§ **Objective**
Print nothing but the lines from the start of the listing below through the line that contains "const tickLabelsE = ['-0.015', '-0.010', '-0.005', '0.000'];". Do not include the pictures.

§ **Supplied material**
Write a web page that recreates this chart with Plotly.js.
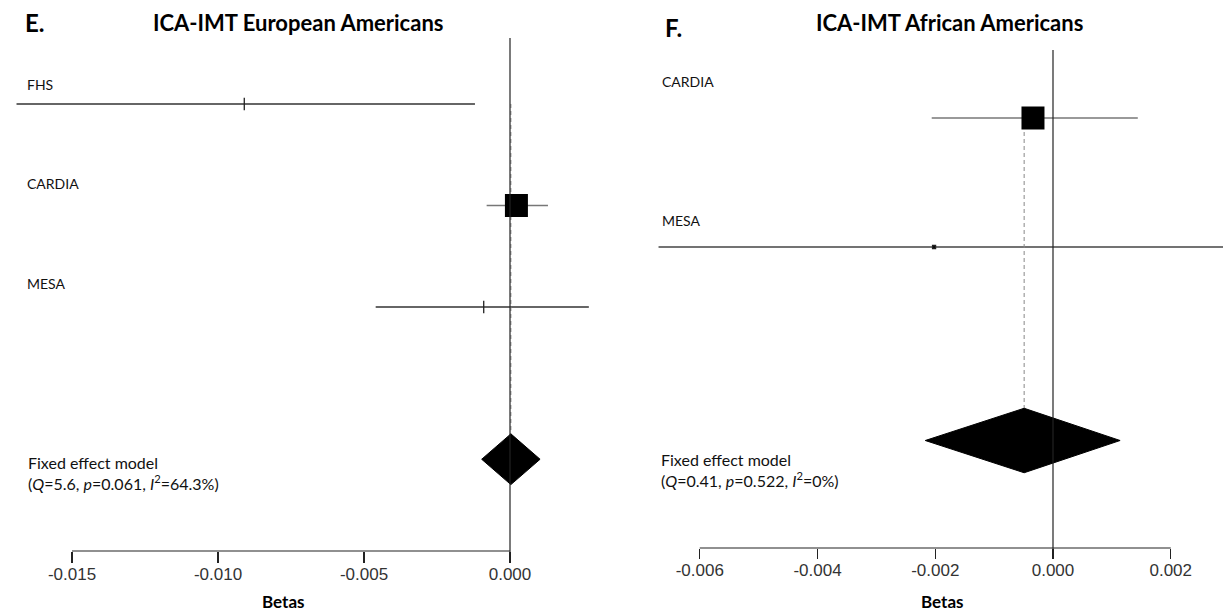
<!DOCTYPE html>
<html>
<head>
<meta charset="utf-8">
<script src="https://cdn.plot.ly/plotly-3.0.1.min.js"></script>
<style>html,body{margin:0;padding:0;background:#fff;}#chart{width:1223px;height:613px;}</style>
</head>
<body>
<div id="chart"></div>
<script>
// ---------- DATA ----------
const studiesE = ['FHS', 'CARDIA', 'MESA'];
const betaE = [-0.0091, 0.00022, -0.0009];
const lowerE = [-0.0169, -0.0008, -0.0046];
const upperE = [-0.0012, 0.0013, 0.0027];
const weightE = [1, 97, 2];
const fixedE = [0.00003, -0.00097, 0.00103];   // estimate, lower, upper
const statsE = ['5.6', '0.061', '64.3%'];     // Q, p, I2
const ticksE = [-0.015, -0.010, -0.005, 0.000];
const tickLabelsE = ['-0.015', '-0.010', '-0.005', '0.000'];

const studiesF = ['CARDIA', 'MESA'];
const betaF = [-0.00034, -0.00202];
const lowerF = [-0.00206, -0.0067];
const upperF = [0.00144, 0.0029];
const weightF = [97, 3];
const fixedF = [-0.00049, -0.00217, 0.00114];
const statsF = ['0.41', '0.522', '0%'];
const ticksF = [-0.006, -0.004, -0.002, 0.000, 0.002];
const tickLabelsF = ['-0.006', '-0.004', '-0.002', '0.000', '0.002'];

// ---------- STYLE / LAYOUT ----------
const W = 1223, H = 613;
const px = v => v / W;
const py = v => 1 - v / H;
const FONT = 'Lato, "Open Sans", sans-serif';
const TICKFONT = '"Liberation Sans", Arial, sans-serif';

function panel(opts) {
  const {studies, beta, lower, upper, weight, fixed, xa, ya, boxMax, smallSymbol, smallSize, ciColor} = opts;
  const n = studies.length;
  const rows = studies.map((s, i) => i + 1);
  const sumRow = n + 1.5;
  const traces = [];
  // CI lines
  studies.forEach((s, i) => {
    traces.push({x: [lower[i], upper[i]], y: [rows[i], rows[i]], xaxis: xa, yaxis: ya,
      mode: 'lines', line: {color: ciColor[i], width: 1.4}, hoverinfo: 'skip', showlegend: false});
  });
  // dashed line at fixed estimate
  traces.push({x: [fixed[0], fixed[0]], y: [rows[0], sumRow - 0.25], xaxis: xa, yaxis: ya,
    mode: 'lines', line: {color: '#888', width: 1, dash: '4px,3px'}, hoverinfo: 'skip', showlegend: false});
  // boxes
  const maxW = Math.max(...weight);
  const sizes = weight.map(w => boxMax * Math.sqrt(w / maxW));
  const big = [], small = [];
  sizes.forEach((s, i) => (s < 6 ? small : big).push(i));
  if (big.length) traces.push({x: big.map(i => beta[i]), y: big.map(i => rows[i]), xaxis: xa, yaxis: ya,
    mode: 'markers', showlegend: false, opacity: 1,
    marker: {symbol: 'square', size: big.map(i => sizes[i]), color: '#000', opacity: 1, line: {width: 0}},
    hoverinfo: 'skip'});
  if (small.length) traces.push({x: small.map(i => beta[i]), y: small.map(i => rows[i]), xaxis: xa, yaxis: ya,
    mode: 'markers', showlegend: false, opacity: 1,
    marker: {symbol: smallSymbol, size: smallSize, color: '#000', opacity: 1, line: {color: '#222', width: 1.3}},
    hoverinfo: 'skip'});
  // diamond
  traces.push({x: [fixed[1], fixed[0], fixed[2], fixed[0], fixed[1]],
    y: [sumRow, sumRow - 0.25, sumRow, sumRow + 0.25, sumRow], xaxis: xa, yaxis: ya,
    mode: 'lines', fill: 'toself', fillcolor: '#000', line: {color: '#000', width: 1},
    hoverinfo: 'skip', showlegend: false});
  return {traces, rows, sumRow};
}

const pE = panel({studies: studiesE, beta: betaE, lower: lowerE, upper: upperE, weight: weightE,
  fixed: fixedE, xa: 'x', ya: 'y', boxMax: 23, smallSymbol: 'line-ns', smallSize: 9, ciColor: ['#333', '#777', '#333']});
const pF = panel({studies: studiesF, beta: betaF, lower: lowerF, upper: upperF, weight: weightF,
  fixed: fixedF, xa: 'x2', ya: 'y2', boxMax: 23, smallSymbol: 'square', smallSize: 3, ciColor: ['#777', '#444']});

// pixel -> data mappings (left: 0 at px 510, 0.005 per 146px; right: 0 at px 1053, 0.002 per 117.75px)
const xRangeE = [(0 - 510) / 29200, (620 - 510) / 29200];
const xRangeF = [(650 - 1053) / 58875, (1223 - 1053) / 58875];
const SPE = 101.5, SPF = 129;
const yRangeE = [1 + (H - 104) / SPE, 1 - 104 / SPE];
const yRangeF = [1 + (H - 118) / SPF, 1 - 118 / SPF];
const axisRowE = 1 + (551 - 104) / SPE;
const axisRowF = 1 + (548 - 118) / SPF;

const shapes = [
  // zero lines
  {type: 'line', xref: 'x', yref: 'y', x0: 0, x1: 0, y0: 1 - (104 - 38) / SPE, y1: axisRowE + 11 / SPE, line: {color: '#222', width: 1.2}},
  {type: 'line', xref: 'x2', yref: 'y2', x0: 0, x1: 0, y0: 1 - (118 - 50) / SPF, y1: axisRowF + 10 / SPF, line: {color: '#222', width: 1.2}},
  // axis lines
  {type: 'line', xref: 'x', yref: 'y', x0: ticksE[0], x1: ticksE[ticksE.length - 1], y0: axisRowE, y1: axisRowE, line: {color: '#222', width: 1.2}},
  {type: 'line', xref: 'x2', yref: 'y2', x0: ticksF[0], x1: ticksF[ticksF.length - 1], y0: axisRowF, y1: axisRowF, line: {color: '#222', width: 1.2}}
];

const labelShiftE = [20, 22, 24];
const labelShiftF = [37, 27];
const annotations = [];
studiesE.forEach((s, i) => annotations.push({text: s, xref: 'paper', yref: 'y', x: px(25), y: pE.rows[i],
  yshift: labelShiftE[i], xanchor: 'left', yanchor: 'middle', showarrow: false, font: {family: FONT, size: 14, color: '#111'}}));
studiesF.forEach((s, i) => annotations.push({text: s, xref: 'paper', yref: 'y2', x: px(660), y: pF.rows[i],
  yshift: labelShiftF[i], xanchor: 'left', yanchor: 'middle', showarrow: false, font: {family: FONT, size: 14, color: '#111'}}));

function statText(st) {
  return 'Fixed effect model<br>(<i>Q</i>=' + st[0] + ', <i>p</i>=' + st[1] + ', <i>I</i><sup>2</sup>=' + st[2] + ')';
}
annotations.push({text: statText(statsE), xref: 'paper', yref: 'paper', x: px(26), y: py(451), xanchor: 'left', yanchor: 'top',
  align: 'left', showarrow: false, font: {family: FONT, size: 16, color: '#111'}});
annotations.push({text: statText(statsF), xref: 'paper', yref: 'paper', x: px(659), y: py(448), xanchor: 'left', yanchor: 'top',
  align: 'left', showarrow: false, font: {family: FONT, size: 16, color: '#111'}});

// titles & panel letters
annotations.push({text: '<b>E.</b>', xref: 'paper', yref: 'paper', x: px(23), y: py(22), xanchor: 'left', yanchor: 'middle', showarrow: false, font: {family: FONT, size: 24, color: '#000'}});
annotations.push({text: '<b>F.</b>', xref: 'paper', yref: 'paper', x: px(663), y: py(27), xanchor: 'left', yanchor: 'middle', showarrow: false, font: {family: FONT, size: 24, color: '#000'}});
annotations.push({text: '<b>ICA-IMT European Americans</b>', xref: 'paper', yref: 'paper', x: px(298), y: py(23), xanchor: 'center', yanchor: 'middle', showarrow: false, font: {family: FONT, size: 22, color: '#000'}});
annotations.push({text: '<b>ICA-IMT African Americans</b>', xref: 'paper', yref: 'paper', x: px(949), y: py(23), xanchor: 'center', yanchor: 'middle', showarrow: false, font: {family: FONT, size: 22, color: '#000'}});
annotations.push({text: '<b>Betas</b>', xref: 'paper', yref: 'paper', x: px(283), y: py(601), xanchor: 'center', yanchor: 'middle', showarrow: false, font: {family: FONT, size: 17, color: '#000'}});
annotations.push({text: '<b>Betas</b>', xref: 'paper', yref: 'paper', x: px(942), y: py(601), xanchor: 'center', yanchor: 'middle', showarrow: false, font: {family: FONT, size: 17, color: '#000'}});

const axisCommon = {showgrid: false, zeroline: false, showline: false, ticks: 'outside', tickcolor: '#222', tickwidth: 1.2,
  tickfont: {family: TICKFONT, size: 17, color: '#333'}, ticklabelstandoff: -3, fixedrange: true, anchor: 'free', tickmode: 'array'};

const layout = {
  width: W, height: H, margin: {l: 0, r: 0, t: 0, b: 0}, paper_bgcolor: '#fff', plot_bgcolor: 'rgba(0,0,0,0)',
  showlegend: false,
  xaxis: Object.assign({}, axisCommon, {domain: [0, px(620)], range: xRangeE, tickvals: ticksE, ticktext: tickLabelsE,
    ticklen: 11, position: 1 - 551 / H}),
  xaxis2: Object.assign({}, axisCommon, {domain: [px(650), 1], range: xRangeF, tickvals: ticksF, ticktext: tickLabelsF,
    ticklen: 10, position: 1 - 548 / H}),
  yaxis: {domain: [0, 1], range: yRangeE, visible: false, fixedrange: true, anchor: 'x'},
  yaxis2: {domain: [0, 1], range: yRangeF, visible: false, fixedrange: true, anchor: 'x2'},
  shapes, annotations
};

Plotly.newPlot('chart', pE.traces.concat(pF.traces), layout, {displayModeBar: false, staticPlot: true});
</script>
</body>
</html>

§ **Response to the task**
Write a web page that recreates this chart with Plotly.js.
<!DOCTYPE html>
<html>
<head>
<meta charset="utf-8">
<script src="https://cdn.plot.ly/plotly-3.0.1.min.js"></script>
<style>html,body{margin:0;padding:0;background:#fff;}#chart{width:1223px;height:613px;}</style>
</head>
<body>
<div id="chart"></div>
<script>
// ---------- DATA ----------
const studiesE = ['FHS', 'CARDIA', 'MESA'];
const betaE = [-0.0091, 0.00022, -0.0009];
const lowerE = [-0.0169, -0.0008, -0.0046];
const upperE = [-0.0012, 0.0013, 0.0027];
const weightE = [1, 97, 2];
const fixedE = [0.00003, -0.00097, 0.00103];   // estimate, lower, upper
const statsE = ['5.6', '0.061', '64.3%'];     // Q, p, I2
const ticksE = [-0.015, -0.010, -0.005, 0.000];
const tickLabelsE = ['-0.015', '-0.010', '-0.005', '0.000'];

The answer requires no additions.